Imagine a glass of water holding an entire section of ocean. You can see all the fish that have passed through in the past day or two, swimming about right inside your cup.
A cup of seawater can tell us more than ever before, thanks to the work of Jesse Ausubel, director of Rockefeller University’s Program for the Human Environment, adjunct scientist at Woods Hole Oceanographic Institution, and longtime Vineyard Conservation Society science advisor. Mr. Ausubel and his colleague Mark Stoeckle, a senior research associate at the Program for the Human Environment, have pioneered a method for learning about species populations in the oceans simply through the collection of a glass of water. Something called environmental or extracellular DNA (eDNA) makes this possible. As animals move about in the water column, they shed DNA in all the same ways that humans do — skin, saliva, urine, fecal matter — and this is known as eDNA. “This information has always been available,” Mr. Ausubel explained. “Since the year 2000, we’ve known that there is DNA floating around in the water. That information wasn’t very useful because we didn’t have a reference library. I could sieve some DNA out of the water 15 years ago, but I couldn’t match it to anything.”
Essentially, without a library of DNA sequences to compare it with, there is no way to identify which DNA comes from which species. Mr. Ausubel co-founded the reference library that makes marine eDNA research possible. “I was involved in this big project called the Census of Marine Life from 2000 to 2010, and one of the things we did was obtain and sequence DNA for tens of thousands of different marine species,” Mr. Ausubel told the Times.
In order to amass this reference library of marine DNA, hundreds of scientists participated in over 500 expeditions to catch and identify sea creatures, collect their DNA, and sequence it. For his work with the Census of Marine Life, Mr. Ausubel was honored by French marine biologist Philippe Bouchet, who chose to name a type of lobster he discovered during this research Dinochelus ausubeli.
“It’s a whole new way of finding out what lives in and around the water,” explained Mr. Ausubel. “For thousands of years people have been interested in what lives in the water. To learn, people have used their eyes and nets. Starting around the 1950s and ’60s, people started using sonar ‘fish finders,’ which sometimes have acoustic signatures, but are otherwise unable to identify specific species.”
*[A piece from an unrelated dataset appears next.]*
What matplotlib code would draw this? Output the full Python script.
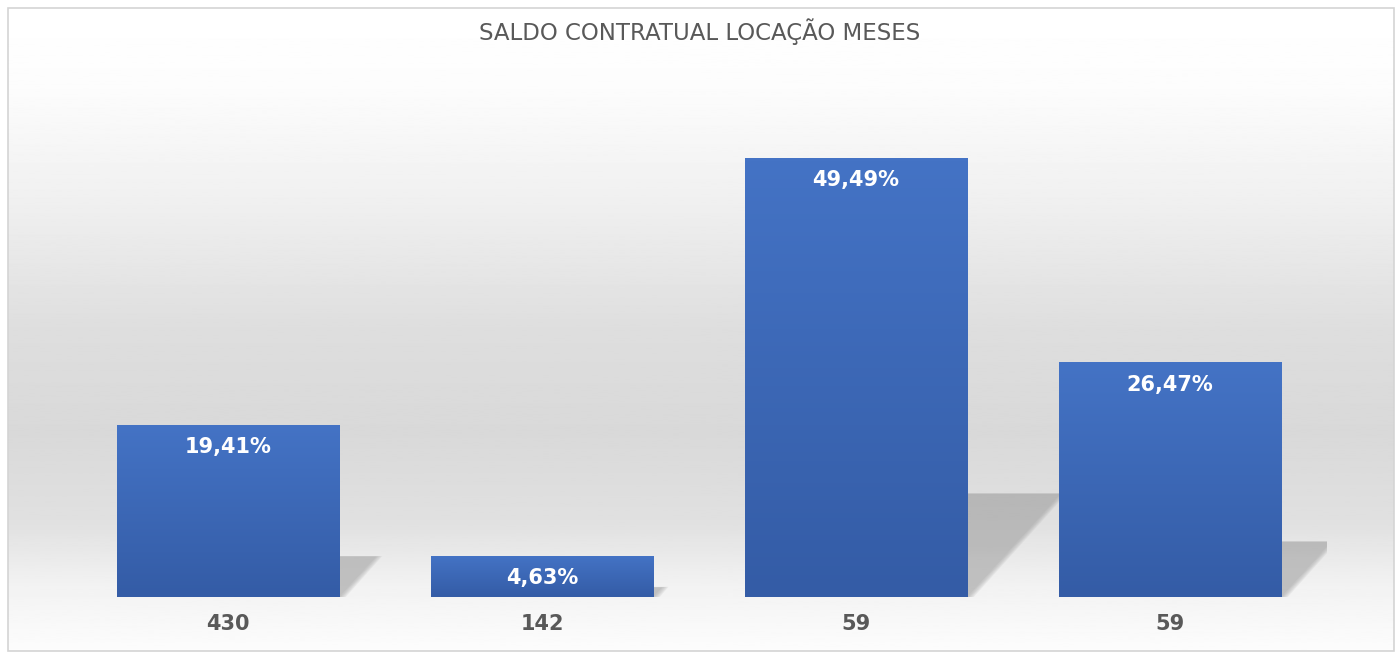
import matplotlib.pyplot as plt
import numpy as np
from matplotlib.colors import LinearSegmentedColormap
from matplotlib.patches import Polygon, Rectangle

titulo = "SALDO CONTRATUAL LOCAÇÃO MESES"
meses = ["430", "142", "59", "59"]
percentuais = [19.41, 4.63, 49.49, 26.47]

W, H = 1400, 659
fig = plt.figure(figsize=(W / 100, H / 100), dpi=100)
fig.patch.set_facecolor("white")

# fundo com degradê (branco -> cinza -> branco)
bg = fig.add_axes([0, 0, 1, 1], zorder=0)
bg.set_axis_off()
bg.set_xlim(0, 1)
bg.set_ylim(0, 1)
pos = [0.0, 0.12, 0.30, 0.50, 0.66, 0.80, 0.90, 1.0]
lum = [1.0, 0.99, 0.94, 0.87, 0.85, 0.88, 0.95, 0.99]
yy = np.linspace(0, 1, 400)
grad = np.interp(yy, pos, lum).reshape(-1, 1)
x0f, x1f = 8 / W, 1394 / W
y0f, y1f = 1 - 651 / H, 1 - 8 / H
bg.imshow(grad, cmap="gray", vmin=0, vmax=1, aspect="auto",
          extent=[x0f, x1f, y0f, y1f], origin="upper")
bg.add_patch(Rectangle((x0f, y0f), x1f - x0f, y1f - y0f, fill=False,
                       edgecolor="#d4d4d4", linewidth=1.2))

fig.text(0.5, 1 - 32 / H, titulo, ha="center", va="center",
         fontsize=16.5, color="#595959", family="DejaVu Sans")

# eixo principal
ax = fig.add_axes([71 / W, 62 / H, (1327 - 71) / W, (597 - 109) / H], zorder=1)
ax.patch.set_alpha(0)
x = np.arange(len(meses))
bars = ax.bar(x, percentuais, width=0.71, color="#4472c4", edgecolor="none", zorder=3)

azul = LinearSegmentedColormap.from_list("azul", ["#345ca6", "#4473c5"])
for b in bars:
    bx, bw, bh = b.get_x(), b.get_width(), b.get_height()
    # sombra em perspectiva
    sh = 0.235 * bh
    dx = 0.006 * bh
    for k in range(6):
        e = k * 0.004
        poly = Polygon([(bx + 0.05, 0), (bx + bw + e, 0),
                        (bx + bw + dx + e, sh + e * 3), (bx + dx, sh + e * 3)],
                       closed=True, facecolor="#9a9a9a", edgecolor="none",
                       alpha=0.12, zorder=2)
        ax.add_patch(poly)
    g = np.linspace(0, 1, 100).reshape(-1, 1)
    im = ax.imshow(g, cmap=azul, aspect="auto", extent=[bx, bx + bw, 0, bh],
                   origin="lower", zorder=4)
    im.set_clip_path(b)

for xi, v in zip(x, percentuais):
    ax.annotate(f"{v:.2f}%".replace(".", ","), (xi, v), xytext=(0, -9),
                textcoords="offset points", ha="center", va="top",
                color="white", fontsize=15, fontweight="bold", zorder=5)

ax.set_xlim(-0.5, 3.5)
ax.set_ylim(0, 55)
ax.set_xticks(x, meses)
ax.tick_params(axis="x", length=0, pad=12, labelsize=15, labelcolor="#595959")
for lbl in ax.get_xticklabels():
    lbl.set_fontweight("bold")
ax.set_yticks([])
for s in ax.spines.values():
    s.set_visible(False)

fig.savefig("out.png", dpi=100)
This is the niche for Mr. Ausubel’s scientific advancement. Environmental DNA enables both scientists and the average Joe to identify species in the water without having to observe or catch anything. You simply scoop up a cup of water, and send it off to a lab for DNA analysis. The lab uses a centrifuge to separate the DNA from the water, and uses short strands of each string, called primers, to match the strands to those in the Census of Marine Life database. Mr. Ausubel noted that environmental DNA tends to break down after a day or two, which means that this method offers very relevant information on the populations currently in an area. Surprisingly, the marginal cost for processing each water sample is only about $50, while the applications of this advancement are many, including studying migration and feeding patterns.
“My colleague Mark and I focus on vertebrates, like fish, but you could also focus on different primers to look at invertebrates, like turtles. If you were interested in squid and octopus — the cephalopods — you would need to use a different primer to seek out the relevant DNA,” Mr. Ausubel said.
Mr. Ausubel grew up summering on the Vineyard, and attributes his early love of the ocean to his Oak Bluffs childhood. He is still very much involved in local science, and has performed eDNA testing in the Tisbury Great Pond, Look’s Pond, and the Mill Pond. “It would be unique for the Vineyard to help pioneer some of the applications for this new technology. This is a useful tool to monitor ecological changes on Martha’s Vineyard, and the effect of interventions,” Mr. Ausubel said. He used the Mill Pond in West Tisbury as an example. “If you removed some of the dams and you wanted to monitor the changing ecology, this is an affordable, easy method to use. You could go and get a cup of water once a week from a couple of different spots and then analyze those. Over a year or two, you would see the change in the diversity of the animals. As of now, there are herring in the Tisbury Great Pond, but we didn’t get any herring in Look’s Pond. At one time there would have been herring there, and you could track their progress back into this run through their DNA.”
Going forward, Mr. Ausubel and Mr. Stoeckle are changing their focus a bit, from vertebrates to sharks and rays, to expand the scope of the project. Mr. Ausubel is also excited to explore the correlation between the amount of eDNA “reads,” essentially the number of strands in the water, and the population of species within the measurable vicinity. As he put it, “Amazingly, eDNA seems to correlate with abundance. If there are more pickerel, you’re going to get more pickerel DNA in the water.” Once this information is better understood, the opportunities for marine research advancement seem endless.
“It really is a revolution. It’s a bit like what happened in the 1990s with DNA in courtrooms,” Mr. Ausubel said. “This can really make a big difference.”